In '97, Gordon won 10 more races and a second title. He followed that with 13 wins and another title in 1998.
"Having Jeff Gordon driving and Randy Dorton motors made me a superstar," Evernham said, adding Hendrick Motorports' late engine builder to the equation. "God almighty. We had the best horsepower, I had the best drier. I felt like all I had to do was not screw up."
Had Evernham not left to start his own team with Dodge, who knows how many more wins and titles Gordon would have. Not that his career ended. After a down 2000 season, Gordon rallied to win a fourth title in 2001.
With three wins this season, he's poised to possibly win another.
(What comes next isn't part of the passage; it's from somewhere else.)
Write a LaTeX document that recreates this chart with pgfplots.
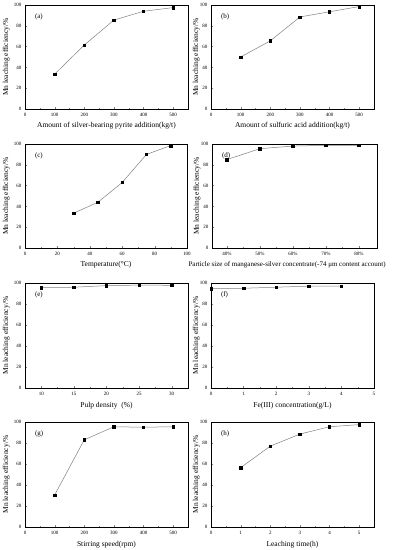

He's seldom driven better or with more courage than he did over the final laps on Tuesday.
"The thing I remember the most is the confidence that exuberated out of him," Loomis said. "I tell people all the time, working with a lot of drivers you're trying to bring confidence out of them. Working with Jeff, he instilled it in the crew chief and raised him up."
Gordon is on his fifth crew chief now in Alan Gustafson. And he's as hungry as a 19-year-old, wanting to win the title under the new point system that he's never done and proving Johnson isn't necessarily the best horse in the HMS stable because he's won five straight titles.
"I don't think we've seen how good he and Alan can be," Hendrick said.
Who knows, one day we may be talking about Gordon challenging Pearson for second place on NASCAR's all-time win list.
"Quite honestly, in the back of my mind I've always felt Jeff had a shot at David Pearson," Evernham said. "I knew he was going to get to third."
He believed that even when Gordon had a mustache and mullet that still makes people laugh.
"How can you not laugh when you see that," Gordon said. "I go back and look at it and I just laugh. It's all you can do. The difference is back then it was somewhat accepted in the racing community to look like that.
"The transformation and change, thank goodness I came to my senses."
Thank goodness Gordon came along.
That funny-looking kid became the face of NASCAR.
He's still a part of the future as well.